Update (4 Apr at 10:00 PT): a thought and a request.
Thought: The existential flaw in capitalism is that it legitimizes seeking one’s own happiness at the expense of others. Discuss.
Request: Enough the with thread highjack over the photo, please.
OK, Finland’s cold in winter. And dark. And Finnish is a hard language, distantly related to Estonian and Hungarian (also difficult languages) but not to any other European tongue. Still, this year Finland tops World Happiness Report for fifth time in a row, so they must be doing something right.
Kinsey Gidick, who lived in Finland for a year as a high school student, and who still maintains lots of connections there, wrote an article in the WaPo the other day that got me to thinking about what Finland is doing that we need to think about: Is Finland really the happiest country in the world? Finns weigh in. She argues that
If the World Happiness Report is to be believed, Finns are masking a deep contentment built on an appreciation for a society that puts the public good first.
Meaning that:
“Everybody has access to the basics,” says Liisi Hatinen, a communications coordinator in Espoo, a city outside of Helsinki, and a mother of two. She’s talking about guaranteed health care, tuition-free school, a living wage and affordable housing. “These programs are well thought out and work, so that’s the basic foundation for you to be happy.”
Other Scandinavian countries also use this approach to life — and several are high up on the happiness list as well — though the Finns seem to do the best job of it.
A key point is this:
Where people of other nations, including our own, measure success in material wealth — the right car, the bigger house, the best job, the better neighborhood — Finns find satisfaction elsewhere.

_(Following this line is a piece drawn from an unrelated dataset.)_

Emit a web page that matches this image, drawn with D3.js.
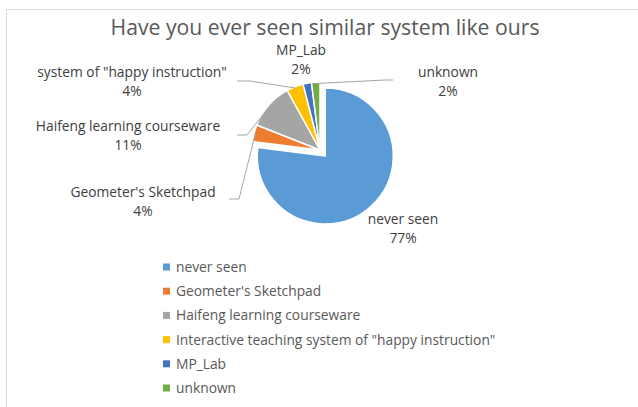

For the past several hundred years, since the rise of mercantilism, much of the West (the US and Europe) has pursued happiness by acquisition. “Whoever dies with the most toys, wins” might be our informal motto. It used to be that the wealthy did acknowledge noblesse oblige, the sense that great wealth also carried some responsibility to help the public at large — libraries, universities, art and music, etc. But in recent decades capitalism has become so extreme, greed so predominant, the pursuit of money — and of power gained by money — so all-encompassing that it is tearing our society apart.
(There’s also the worldwide exploitation by the capitalist West of most of the rest of the world, a diary in itself.)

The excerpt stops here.